== Exercise prompt ==
Repeat the whole of the data, keeping every detail the same.

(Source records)
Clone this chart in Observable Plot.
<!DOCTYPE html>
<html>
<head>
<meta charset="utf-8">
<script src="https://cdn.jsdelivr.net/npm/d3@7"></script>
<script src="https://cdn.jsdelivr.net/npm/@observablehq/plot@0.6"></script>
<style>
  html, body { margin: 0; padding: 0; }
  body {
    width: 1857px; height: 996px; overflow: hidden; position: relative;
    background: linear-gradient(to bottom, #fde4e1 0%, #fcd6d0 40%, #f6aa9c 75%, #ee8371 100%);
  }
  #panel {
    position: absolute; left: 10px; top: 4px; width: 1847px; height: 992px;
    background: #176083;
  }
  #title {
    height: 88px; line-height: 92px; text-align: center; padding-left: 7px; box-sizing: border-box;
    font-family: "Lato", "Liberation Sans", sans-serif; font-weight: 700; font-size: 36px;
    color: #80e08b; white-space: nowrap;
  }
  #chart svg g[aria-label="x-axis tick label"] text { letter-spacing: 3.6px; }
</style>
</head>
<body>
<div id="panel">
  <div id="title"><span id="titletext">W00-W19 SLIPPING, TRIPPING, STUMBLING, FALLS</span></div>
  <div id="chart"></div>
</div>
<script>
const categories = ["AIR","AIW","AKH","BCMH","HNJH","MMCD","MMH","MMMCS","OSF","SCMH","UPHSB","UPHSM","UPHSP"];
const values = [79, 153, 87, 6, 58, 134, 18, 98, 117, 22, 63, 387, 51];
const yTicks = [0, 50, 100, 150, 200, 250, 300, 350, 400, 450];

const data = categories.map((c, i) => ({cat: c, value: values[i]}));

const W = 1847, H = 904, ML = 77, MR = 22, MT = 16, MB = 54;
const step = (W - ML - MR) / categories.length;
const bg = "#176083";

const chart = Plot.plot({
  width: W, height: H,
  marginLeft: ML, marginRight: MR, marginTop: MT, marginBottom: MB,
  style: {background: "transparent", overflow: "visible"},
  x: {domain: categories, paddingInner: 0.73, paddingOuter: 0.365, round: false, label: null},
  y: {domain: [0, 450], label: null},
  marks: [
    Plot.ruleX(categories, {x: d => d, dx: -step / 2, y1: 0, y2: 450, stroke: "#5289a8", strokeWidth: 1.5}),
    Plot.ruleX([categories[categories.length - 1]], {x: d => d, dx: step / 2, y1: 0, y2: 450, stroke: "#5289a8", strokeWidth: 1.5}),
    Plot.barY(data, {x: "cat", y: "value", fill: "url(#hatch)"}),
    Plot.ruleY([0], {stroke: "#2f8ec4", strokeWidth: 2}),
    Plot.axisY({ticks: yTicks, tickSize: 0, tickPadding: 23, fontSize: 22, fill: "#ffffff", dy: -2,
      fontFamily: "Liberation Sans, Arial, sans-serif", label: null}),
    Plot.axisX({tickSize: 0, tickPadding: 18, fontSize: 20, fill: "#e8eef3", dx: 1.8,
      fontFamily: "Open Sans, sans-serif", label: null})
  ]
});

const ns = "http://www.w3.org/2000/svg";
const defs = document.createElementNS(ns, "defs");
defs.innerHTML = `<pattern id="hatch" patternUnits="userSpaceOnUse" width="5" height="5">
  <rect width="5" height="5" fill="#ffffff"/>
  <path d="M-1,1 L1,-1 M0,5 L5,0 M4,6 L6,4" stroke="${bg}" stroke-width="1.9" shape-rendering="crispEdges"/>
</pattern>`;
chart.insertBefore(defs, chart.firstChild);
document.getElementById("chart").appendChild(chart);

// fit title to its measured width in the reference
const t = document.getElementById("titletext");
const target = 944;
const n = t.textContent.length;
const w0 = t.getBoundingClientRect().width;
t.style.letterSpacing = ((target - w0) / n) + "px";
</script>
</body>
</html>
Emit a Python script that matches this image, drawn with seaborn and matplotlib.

== Answer to the task ==
Clone this chart in Observable Plot.
<!DOCTYPE html>
<html>
<head>
<meta charset="utf-8">
<script src="https://cdn.jsdelivr.net/npm/d3@7"></script>
<script src="https://cdn.jsdelivr.net/npm/@observablehq/plot@0.6"></script>
<style>
  html, body { margin: 0; padding: 0; }
  body {
    width: 1857px; height: 996px; overflow: hidden; position: relative;
    background: linear-gradient(to bottom, #fde4e1 0%, #fcd6d0 40%, #f6aa9c 75%, #ee8371 100%);
  }
  #panel {
    position: absolute; left: 10px; top: 4px; width: 1847px; height: 992px;
    background: #176083;
  }
  #title {
    height: 88px; line-height: 92px; text-align: center; padding-left: 7px; box-sizing: border-box;
    font-family: "Lato", "Liberation Sans", sans-serif; font-weight: 700; font-size: 36px;
    color: #80e08b; white-space: nowrap;
  }
  #chart svg g[aria-label="x-axis tick label"] text { letter-spacing: 3.6px; }
</style>
</head>
<body>
<div id="panel">
  <div id="title"><span id="titletext">W00-W19 SLIPPING, TRIPPING, STUMBLING, FALLS</span></div>
  <div id="chart"></div>
</div>
<script>
const categories = ["AIR","AIW","AKH","BCMH","HNJH","MMCD","MMH","MMMCS","OSF","SCMH","UPHSB","UPHSM","UPHSP"];
const values = [79, 153, 87, 6, 58, 134, 18, 98, 117, 22, 63, 387, 51];
const yTicks = [0, 50, 100, 150, 200, 250, 300, 350, 400, 450];

const data = categories.map((c, i) => ({cat: c, value: values[i]}));

const W = 1847, H = 904, ML = 77, MR = 22, MT = 16, MB = 54;
const step = (W - ML - MR) / categories.length;
const bg = "#176083";

const chart = Plot.plot({
  width: W, height: H,
  marginLeft: ML, marginRight: MR, marginTop: MT, marginBottom: MB,
  style: {background: "transparent", overflow: "visible"},
  x: {domain: categories, paddingInner: 0.73, paddingOuter: 0.365, round: false, label: null},
  y: {domain: [0, 450], label: null},
  marks: [
    Plot.ruleX(categories, {x: d => d, dx: -step / 2, y1: 0, y2: 450, stroke: "#5289a8", strokeWidth: 1.5}),
    Plot.ruleX([categories[categories.length - 1]], {x: d => d, dx: step / 2, y1: 0, y2: 450, stroke: "#5289a8", strokeWidth: 1.5}),
    Plot.barY(data, {x: "cat", y: "value", fill: "url(#hatch)"}),
    Plot.ruleY([0], {stroke: "#2f8ec4", strokeWidth: 2}),
    Plot.axisY({ticks: yTicks, tickSize: 0, tickPadding: 23, fontSize: 22, fill: "#ffffff", dy: -2,
      fontFamily: "Liberation Sans, Arial, sans-serif", label: null}),
    Plot.axisX({tickSize: 0, tickPadding: 18, fontSize: 20, fill: "#e8eef3", dx: 1.8,
      fontFamily: "Open Sans, sans-serif", label: null})
  ]
});

const ns = "http://www.w3.org/2000/svg";
const defs = document.createElementNS(ns, "defs");
defs.innerHTML = `<pattern id="hatch" patternUnits="userSpaceOnUse" width="5" height="5">
  <rect width="5" height="5" fill="#ffffff"/>
  <path d="M-1,1 L1,-1 M0,5 L5,0 M4,6 L6,4" stroke="${bg}" stroke-width="1.9" shape-rendering="crispEdges"/>
</pattern>`;
chart.insertBefore(defs, chart.firstChild);
document.getElementById("chart").appendChild(chart);

// fit title to its measured width in the reference
const t = document.getElementById("titletext");
const target = 944;
const n = t.textContent.length;
const w0 = t.getBoundingClientRect().width;
t.style.letterSpacing = ((target - w0) / n) + "px";
</script>
</body>
</html>
Emit a Python script that matches this image, drawn with seaborn and matplotlib.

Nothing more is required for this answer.